Mason and Gilmour are Pink Floyd’s only remaining members now, and they have released new music in recent years, namely their 2022 benefit single for Ukraine, “Hey Hey, Rise Up!” But Rogers has only made a couple of one-off appearances with his former bandmates since 1985, but even those seem to get eclipsed by interpersonal head-butting between them.

“In a 55-year career, most of it was great fun,” Mason added in the same interview. “We were ­enormously privileged to be in a successful band and tour the world and hang out with really interesting people. It’s a gold card to meet all sorts of your favorite sportsmen and actors.”

Mason also relishes in the nostalgia of those glory days with his spinoff project Saucerful of Secrets, who often play early Pink Floyd songs.: “The best thing about keeping the thing going is for our benefit. It makes sense to keep it going rather than ­shutting it down. I also enjoy it because the more time passes, the more you can look at it with a rosier glint.”
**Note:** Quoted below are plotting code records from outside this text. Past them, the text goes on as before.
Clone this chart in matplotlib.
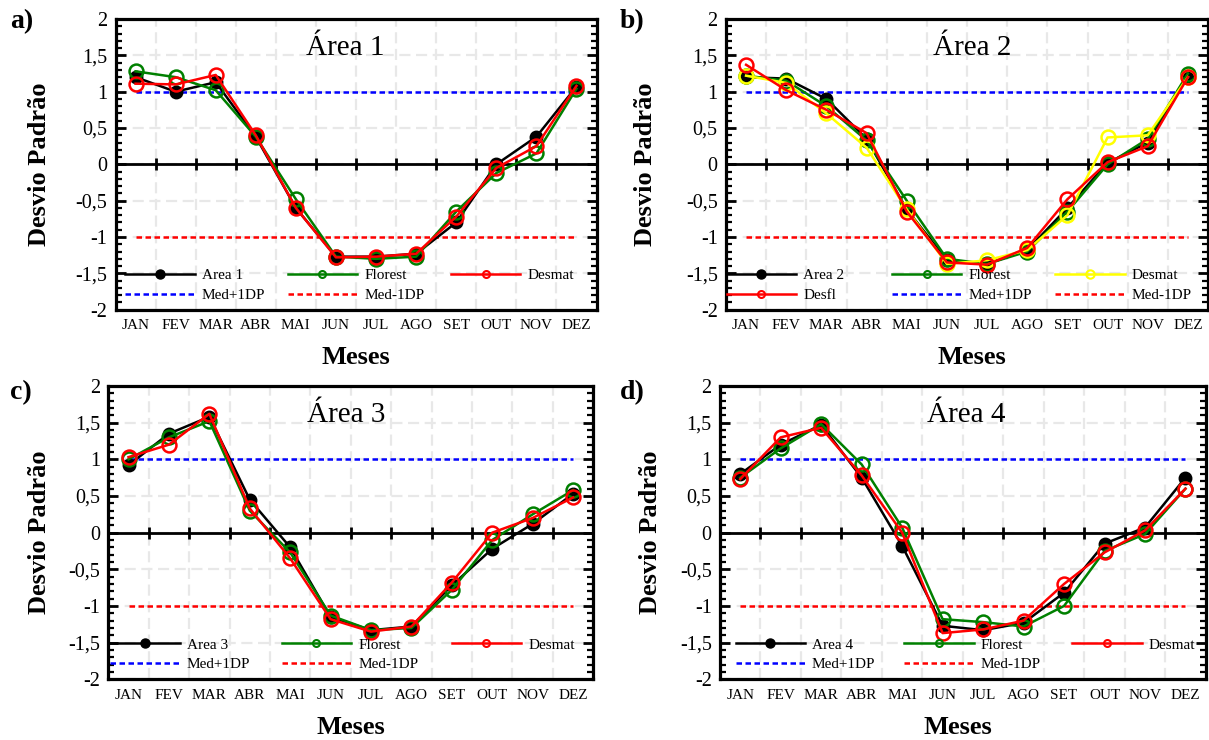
import numpy as np
import matplotlib
matplotlib.use("Agg")
import matplotlib.pyplot as plt
from matplotlib.lines import Line2D
from matplotlib.legend import Legend
from matplotlib.ticker import MultipleLocator

FONT = ['Liberation Serif', 'DejaVu Serif']
plt.rcParams['font.family'] = FONT

# ---------------- data ----------------
months = ['JAN', 'FEV', 'MAR', 'ABR', 'MAI', 'JUN', 'JUL', 'AGO', 'SET', 'OUT', 'NOV', 'DEZ']

area1 = [1.20, 1.00, 1.13, 0.38, -0.60, -1.27, -1.27, -1.23, -0.80, 0.00, 0.38, 1.07]
florest1 = [1.28, 1.20, 1.02, 0.38, -0.48, -1.27, -1.30, -1.27, -0.65, -0.12, 0.15, 1.04]
desmat1 = [1.11, 1.10, 1.23, 0.40, -0.60, -1.28, -1.27, -1.23, -0.72, -0.05, 0.25, 1.08]

area2 = [1.20, 1.18, 0.90, 0.35, -0.62, -1.32, -1.37, -1.18, -0.60, 0.02, 0.30, 1.22]
florest2 = [1.22, 1.15, 0.80, 0.33, -0.50, -1.30, -1.37, -1.20, -0.65, 0.00, 0.35, 1.25]
desmat2 = [1.22, 1.12, 0.70, 0.23, -0.62, -1.37, -1.32, -1.18, -0.70, 0.37, 0.40, 1.20]
desfl2 = [1.37, 1.02, 0.75, 0.43, -0.65, -1.35, -1.38, -1.15, -0.48, 0.03, 0.25, 1.20]

area3 = [0.92, 1.35, 1.58, 0.45, -0.20, -1.15, -1.33, -1.28, -0.72, -0.22, 0.12, 0.53]
florest3 = [1.00, 1.30, 1.52, 0.30, -0.27, -1.13, -1.33, -1.30, -0.78, -0.10, 0.25, 0.58]
desmat3 = [1.03, 1.20, 1.62, 0.33, -0.35, -1.18, -1.35, -1.28, -0.68, 0.00, 0.20, 0.48]

area4 = [0.80, 1.20, 1.47, 0.75, -0.18, -1.27, -1.33, -1.23, -0.82, -0.15, 0.07, 0.75]
florest4 = [0.75, 1.15, 1.48, 0.93, 0.07, -1.18, -1.22, -1.28, -1.00, -0.25, -0.02, 0.60]
desmat4 = [0.73, 1.30, 1.43, 0.78, 0.00, -1.37, -1.32, -1.20, -0.70, -0.27, 0.03, 0.60]

med_plus_1dp = 1.0
med_minus_1dp = -1.0

panel_letters = ['a)', 'b)', 'c)', 'd)']
panel_titles = ['Área 1', 'Área 2', 'Área 3', 'Área 4']

# ---------------- styles ----------------
BLACK = '#000000'
GREEN = '#008000'
RED = '#ff0000'
YELLOW = '#ffff00'
BLUE = '#0000ff'

LW = 1.8
DASH = (0, (2.2, 1.4))
SERIES_STYLE = {
    'area': dict(color=BLACK, marker='o', ms=8.5, mfc=BLACK, mec=BLACK, mew=1.5),
    'green': dict(color=GREEN, marker='o', ms=10, mfc='none', mec=GREEN, mew=1.8),
    'red': dict(color=RED, marker='o', ms=10, mfc='none', mec=RED, mew=1.8),
    'yellow': dict(color=YELLOW, marker='o', ms=10, mfc='none', mec=YELLOW, mew=1.8),
}
LEG_STYLE = {
    'area': dict(color=BLACK, marker='o', ms=6.5, mfc=BLACK, mec=BLACK, mew=1.0, lw=LW),
    'green': dict(color=GREEN, marker='o', ms=5, mfc='none', mec=GREEN, mew=1.5, lw=LW),
    'red': dict(color=RED, marker='o', ms=5, mfc='none', mec=RED, mew=1.5, lw=LW),
    'yellow': dict(color=YELLOW, marker='o', ms=6, mfc='none', mec=YELLOW, mew=1.5, lw=LW),
    'plus': dict(color=BLUE, ls=DASH, lw=LW),
    'minus': dict(color=RED, ls=DASH, lw=LW),
}

W, H = 1209, 740
fig = plt.figure(figsize=(W / 100, H / 100), dpi=100)

# axes rectangles in pixels: left, top, right, bottom
rects_px = [
    (115.5, 19.0, 596.5, 309.7),
    (726.0, 19.0, 1208.0, 309.7),
    (108.3, 386.0, 593.3, 679.3),
    (720.0, 386.0, 1205.7, 679.3),
]

panels = [
    dict(series=[('Area 1', area1, 'area'), ('Florest', florest1, 'green'), ('Desmat', desmat1, 'red')],
         legend=[('Area 1', 'area', 0, 0), ('Florest', 'green', 1, 0), ('Desmat', 'red', 2, 0),
                 ('Med+1DP', 'plus', 0, 1), ('Med-1DP', 'minus', 1, 1)],
         cols=[0.020, 0.358, 0.697], title_x=0.477, ylab_x=-0.157, xlab_x=0.50),
    dict(series=[('Area 2', area2, 'area'), ('Florest', florest2, 'green'), ('Desmat', desmat2, 'yellow'),
                 ('Desfl', desfl2, 'red')],
         legend=[('Area 2', 'area', 0, 0), ('Florest', 'green', 1, 0), ('Desmat', 'yellow', 2, 0),
                 ('Desfl', 'red', 0, 1), ('Med+1DP', 'plus', 1, 1), ('Med-1DP', 'minus', 2, 1)],
         cols=[0.0015, 0.344, 0.683], title_x=0.51, ylab_x=-0.168, xlab_x=0.51),
    dict(series=[('Area 3', area3, 'area'), ('Florest', florest3, 'green'), ('Desmat', desmat3, 'red')],
         legend=[('Area 3', 'area', 0, 0), ('Florest', 'green', 1, 0), ('Desmat', 'red', 2, 0),
                 ('Med+1DP', 'plus', 0, 1), ('Med-1DP', 'minus', 1, 1)],
         cols=[0.004, 0.3575, 0.708], title_x=0.49, ylab_x=-0.141, xlab_x=0.50),
    dict(series=[('Area 4', area4, 'area'), ('Florest', florest4, 'green'), ('Desmat', desmat4, 'red')],
         legend=[('Area 4', 'area', 0, 0), ('Florest', 'green', 1, 0), ('Desmat', 'red', 2, 0),
                 ('Med+1DP', 'plus', 0, 1), ('Med-1DP', 'minus', 1, 1)],
         cols=[0.032, 0.379, 0.725], title_x=0.507, ylab_x=-0.144, xlab_x=0.49),
]

x = np.arange(1, len(months) + 1)
boundaries = np.arange(1.5, len(months), 1)
ytick_vals = np.arange(-2, 2.01, 0.5)
ytick_labels = [('%g' % v).replace('.', ',') for v in ytick_vals]
legend_rows_v = [-1.53, -1.80]

for i, (rect, p) in enumerate(zip(rects_px, panels)):
    l, t, r, b = rect
    ax = fig.add_axes([l / W, 1 - b / H, (r - l) / W, (b - t) / H])
    ax.set_xlim(0.5, len(months) + 0.5)
    ax.set_ylim(-2, 2)

    # ticks / grid
    ax.set_xticks(x)
    ax.set_xticklabels(months, fontsize=11, fontfamily=FONT)
    ax.set_xticks(boundaries, minor=True)
    ax.set_yticks(ytick_vals)
    ax.set_yticklabels(ytick_labels, fontsize=14.5, fontfamily=FONT)
    ax.yaxis.set_minor_locator(MultipleLocator(0.1))
    ax.xaxis.grid(True, which='minor', color='#e8e8e8', lw=1.6, ls=(0, (5, 2.5)))
    ax.yaxis.grid(True, which='major', color='#e8e8e8', lw=1.6, ls=(0, (5, 2.5)))
    ax.set_axisbelow(True)

    ax.tick_params(axis='x', which='both', length=0, pad=7)
    ax.tick_params(axis='y', which='major', direction='in', length=7, width=2,
                   left=True, right=True, pad=6)
    ax.tick_params(axis='y', which='minor', direction='in', length=4, width=1.6,
                   left=True, right=True)
    for s in ax.spines.values():
        s.set_linewidth(2.3)
        s.set_color('black')

    # zero axis with ticks between categories
    ax.axhline(0, color=BLACK, lw=2, zorder=1.5)
    ax.plot(boundaries, np.zeros(len(boundaries)), ls='none', marker='|', ms=9, mew=2,
            color=BLACK, zorder=1.6)

    # reference lines
    ax.plot(x, np.full(len(months), med_plus_1dp), color=BLUE, lw=LW, ls=DASH, zorder=2)
    ax.plot(x, np.full(len(months), med_minus_1dp), color=RED, lw=LW, ls=DASH, zorder=2)

    # series
    for k, (name, vals, sty) in enumerate(p['series']):
        ax.plot(x, vals, lw=LW, zorder=3 + k, **SERIES_STYLE[sty])

    # legend entries (grid-like, Excel style)
    for (label, sty, col, row) in p['legend']:
        h = Line2D([], [], **LEG_STYLE[sty])
        yfrac = (legend_rows_v[row] + 2) / 4
        leg = Legend(ax, [h], [label], loc='center left', bbox_to_anchor=(p['cols'][col], yfrac),
                     bbox_transform=ax.transAxes, frameon=False, borderpad=0, borderaxespad=0,
                     handlelength=4.55, handletextpad=0.45, fontsize=11)
        leg.set_zorder(10)
        ax.add_artist(leg)

    # titles and labels
    ax.text(p['title_x'], 0.90, panel_titles[i], transform=ax.transAxes, ha='center', va='center',
            fontsize=21)
    ax.text(p['ylab_x'], 0.5, 'Desvio Padrão', transform=ax.transAxes, rotation=90,
            ha='center', va='center', fontsize=19, fontweight='bold')
    ax.text(p['xlab_x'], -0.165, 'Meses', transform=ax.transAxes, ha='center', va='center',
            fontsize=19, fontweight='bold')

# panel letters
letter_pos = [(10, 22), (620, 22), (10, 393), (620, 393)]
for letter, (px, py) in zip(panel_letters, letter_pos):
    fig.text(px / W, 1 - py / H, letter, ha='left', va='center', fontsize=20, fontweight='bold')

fig.savefig('out.png', dpi=100)
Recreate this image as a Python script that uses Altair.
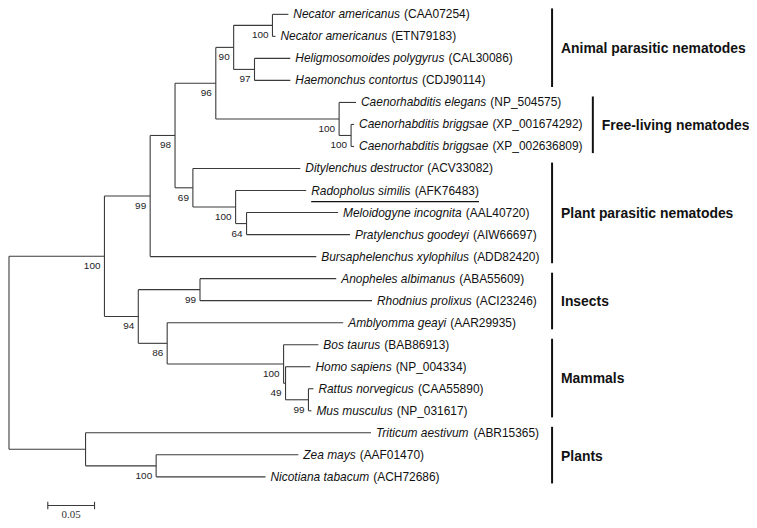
import altair as alt
import pandas as pd

# ---------------- data ----------------
# internal nodes of the tree (name, parent, branch length, bootstrap support)
node_name = ["root", "A", "S", "B", "C", "D", "E", "F", "G", "H", "I",
             "J", "K", "L", "M", "N", "O", "P", "Q", "R", "T"]
node_parent = [None, "root", "root", "A", "A", "B", "D", "D", "E", "E", "G",
               "G", "H", "F", "L", "C", "C", "O", "P", "Q", "S"]
node_length = [0.0, 0.1106, 0.0904, 0.0489, 0.0362, 0.0266, 0.0436, 0.0191,
               0.0191, 0.1319, 0.0415, 0.0223, 0.0128, 0.0457, 0.0117, 0.0660,
               0.0309, 0.1245, 0.0021, 0.0245, 0.0755]
node_support = [None, 100, None, 99, 94, 98, 96, 69, 90, 100, 100,
                97, 100, 100, 64, 99, 86, 100, 49, 99, 100]

# leaves, top to bottom
leaf_species = ["Necator americanus", "Necator americanus", "Heligmosomoides polygyrus",
                "Haemonchus contortus", "Caenorhabditis elegans", "Caenorhabditis briggsae",
                "Caenorhabditis briggsae", "Ditylenchus destructor", "Radopholus similis",
                "Meloidogyne incognita", "Pratylenchus goodeyi", "Bursaphelenchus xylophilus",
                "Anopheles albimanus", "Rhodnius prolixus", "Amblyomma geayi", "Bos taurus",
                "Homo sapiens", "Rattus norvegicus", "Mus musculus", "Triticum aestivum",
                "Zea mays", "Nicotiana tabacum"]
leaf_accession = ["CAA07254", "ETN79183", "CAL30086", "CDJ90114", "NP_504575",
                  "XP_001674292", "XP_002636809", "ACV33082", "AFK76483", "AAL40720",
                  "AIW66697", "ADD82420", "ABA55609", "ACI23246", "AAR29935", "BAB86913",
                  "NP_004334", "CAA55890", "NP_031617", "ABR15365", "AAF01470", "ACH72686"]
leaf_parent = ["I", "I", "J", "J", "H", "K", "K", "F", "L", "M", "M", "B",
               "N", "N", "O", "P", "Q", "R", "R", "S", "T", "T"]
leaf_length = [0.0170, 0.0032, 0.0383, 0.0383, 0.0181, 0.0032, 0.0032, 0.1149,
               0.0755, 0.0979, 0.1106, 0.1777, 0.1457, 0.1840, 0.1883, 0.0372,
               0.0266, 0.0053, 0.0032, 0.3053, 0.1521, 0.1170]
underlined = ["AFK76483"]

group_names = ["Animal parasitic nematodes", "Free-living nematodes",
               "Plant parasitic nematodes", "Insects", "Mammals", "Plants"]
group_first = [0, 4, 7, 12, 15, 19]
group_last = [3, 6, 11, 14, 18, 21]

scale_bar_value = 0.05

# ---------------- layout helpers ----------------
W, H = 745, 512
PXU = 940.0                      # pixels per unit of branch length
X_DOMAIN = [8 / PXU, (W + 7) / PXU]
Y_RANGE = [5, 470]               # pixel positions of first and last leaf row
N = len(leaf_species)
group_bar_px = [555, 596, 555, 555, 555, 555]   # page x of bracket bars

LINE = "#3a3a3a"
FONT = "Liberation Sans"

ARIAL = {' ': 278, '(': 333, ')': 333, '_': 556, '\u00a0': 278}
for c in "0123456789":
    ARIAL[c] = 556
ARIAL.update(dict(zip("ABCDEFGHIJKLMNOPQRSTUVWXYZ",
                      [667, 667, 722, 722, 667, 611, 778, 722, 278, 500, 667, 556, 833,
                       722, 778, 667, 778, 722, 667, 611, 722, 667, 944, 667, 667, 611])))
ARIAL.update(dict(zip("abcdefghijklmnopqrstuvwxyz",
                      [556, 556, 500, 556, 556, 278, 556, 556, 222, 222, 500, 222, 833,
                       556, 556, 556, 556, 333, 500, 278, 556, 500, 722, 500, 500, 500])))


def tw(s, size):
    return sum(ARIAL.get(ch, 556) for ch in s) * size / 1000.0


# build tree
parent_of = dict(zip(node_name, node_parent))
length_of = dict(zip(node_name, node_length))
children = {n: [] for n in node_name}
for n, p in zip(node_name, node_parent):
    if p is not None:
        children[p].append(("node", n))
for i, p in enumerate(leaf_parent):
    children[p].append(("leaf", i))

xpos = {}


def node_x(n):
    if n not in xpos:
        p = parent_of[n]
        xpos[n] = 0.0 if p is None else node_x(p) + length_of[n]
    return xpos[n]


ypos = {}


def child_y(c):
    kind, v = c
    return float(v) if kind == "leaf" else node_y(v)


def node_y(n):
    if n not in ypos:
        ys = [child_y(c) for c in children[n]]
        ypos[n] = (min(ys) + max(ys)) / 2
    return ypos[n]


for n in node_name:
    node_x(n)
    node_y(n)

h_rows, v_rows, bs_rows = [], [], []
for n in node_name:
    p = parent_of[n]
    if p is not None:
        h_rows.append(dict(x=xpos[p], x2=xpos[n], y=ypos[n]))
    ys = [child_y(c) for c in children[n]]
    v_rows.append(dict(x=xpos[n], y=min(ys), y2=max(ys)))
for n, s in zip(node_name, node_support):
    if s is not None:
        bs_rows.append(dict(x=xpos[n], y=ypos[n], t=str(s)))

leaf_rows = []
for i in range(N):
    px = xpos[leaf_parent[i]]
    tip = px + leaf_length[i]
    h_rows.append(dict(x=px, x2=tip, y=float(i)))
    sp_w = tw(leaf_species[i], 12)
    acc = "(" + leaf_accession[i] + ")"
    acc_x = tip + (sp_w + 4) / PXU
    acc_end = acc_x + tw(acc, 12) / PXU
    leaf_rows.append(dict(x=tip, y=float(i), sp=leaf_species[i], ax=acc_x, acc=acc,
                          ul=leaf_accession[i] in underlined,
                          u1=tip + 5 / PXU, u2=acc_end + 5 / PXU))

h_df = pd.DataFrame(h_rows)
v_df = pd.DataFrame(v_rows)
bs_df = pd.DataFrame(bs_rows)
leaf_df = pd.DataFrame(leaf_rows)
ul_df = leaf_df[leaf_df.ul].assign(uy=lambda d: d.y + 0.5)

grp_df = pd.DataFrame(dict(
    name=group_names,
    x=[(b - 1) / PXU for b in group_bar_px],
    y=[f - 0.27 for f in group_first],
    y2=[l + 0.3 for l in group_last],
    ym=[(f + l) / 2 + 0.08 for f, l in zip(group_first, group_last)],
))

sb_y = N + 0.3
sb_df = pd.DataFrame(dict(x=[scale_bar_value], x2=[2 * scale_bar_value], y=[sb_y]))
sb_ticks = pd.DataFrame(dict(x=[scale_bar_value, 2 * scale_bar_value],
                             y=[sb_y - 0.17] * 2, y2=[sb_y + 0.17] * 2))
sb_lab = pd.DataFrame(dict(x=[1.5 * scale_bar_value], y=[sb_y + 0.45],
                           t=[f"{scale_bar_value:.2f}"]))

xs = alt.Scale(domain=X_DOMAIN, range=[1, W], clamp=True, nice=False, zero=False)
ys = alt.Scale(domain=[0, N - 1], range=Y_RANGE, nice=False, zero=False)


def X(f="x"):
    return alt.X(f"{f}:Q", scale=xs, axis=None)


def Y(f="y"):
    return alt.Y(f"{f}:Q", scale=ys, axis=None)


hl = alt.Chart(h_df).mark_rule(color=LINE, strokeWidth=1.1).encode(
    x=X(), x2="x2:Q", y=Y())
vl = alt.Chart(v_df).mark_rule(color=LINE, strokeWidth=1.1).encode(
    x=X(), y=Y(), y2="y2:Q")
sp = alt.Chart(leaf_df).mark_text(align="left", baseline="middle", dx=5, font=FONT,
                                  fontSize=12, fontStyle="italic", color="#111").encode(
    x=X(), y=Y(), text="sp:N")
ac = alt.Chart(leaf_df).mark_text(align="left", baseline="middle", dx=5, font=FONT,
                                  fontSize=12, color="#111").encode(
    x=X("ax"), y=Y(), text="acc:N")
ul = alt.Chart(ul_df).mark_rule(color="#111", strokeWidth=1.3).encode(
    x=X("u1"), x2="u2:Q", y=Y("uy"))
bs = alt.Chart(bs_df).mark_text(align="right", baseline="middle", dx=-4, dy=10, font=FONT,
                                fontSize=10, color="#222").encode(
    x=X(), y=Y(), text="t:N")
gb = alt.Chart(grp_df).mark_rule(color="#111", strokeWidth=2).encode(
    x=X(), y=Y(), y2="y2:Q")
gl = alt.Chart(grp_df).mark_text(align="left", baseline="middle", dx=9, font=FONT,
                                 fontSize=14, fontWeight="bold", color="#111").encode(
    x=X(), y=Y("ym"), text="name:N")
sb = alt.Chart(sb_df).mark_rule(color=LINE, strokeWidth=1.1).encode(
    x=X(), x2="x2:Q", y=Y())
sbt = alt.Chart(sb_ticks).mark_rule(color=LINE, strokeWidth=1.1).encode(
    x=X(), y=Y(), y2="y2:Q")
sbl = alt.Chart(sb_lab).mark_text(align="center", baseline="middle", font="Liberation Serif",
                                  fontSize=11, color="#333").encode(
    x=X(), y=Y(), text="t:N")

chart = alt.layer(hl, vl, ul, sp, ac, bs, gb, gl, sb, sbt, sbl).properties(
    width=W, height=H, padding=0, autosize=alt.AutoSizeParams(type="none")
).configure_view(stroke=None)

chart.save("out.html", embed_options={"renderer": "svg", "actions": False})
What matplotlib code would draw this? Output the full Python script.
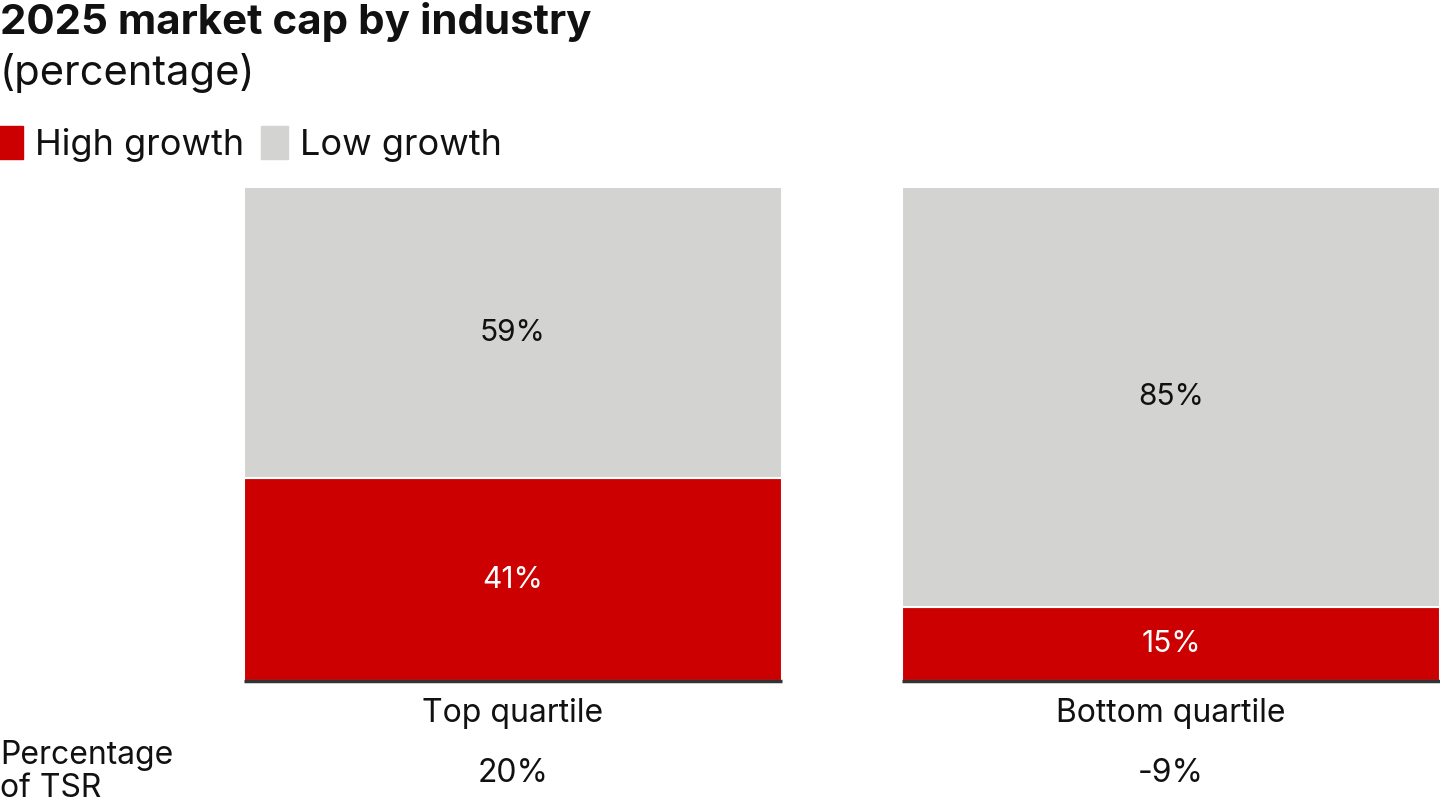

But back to the AI thing — if Mason and Gilmour were to go through with reviving Pink Floyd that way, it might not go over well. Last April, Billie Eilish, R.E.M., Jason Isbell, and 200 more artists signed an open letter discouraging developers from using AI in creating music. Paul McCartney and Ringo Starr notably tapped in to AI last year on the Beatles’ “final” single “Now And Then,” using restoration technology to enhance John Lennon’s vocal demos. It’s a controversial subject! But using AI to restore a dead artist’s recordings feels a bit more reasonable than using AI to make it seem like a decades-long squabble between living artists just…magically disappeared.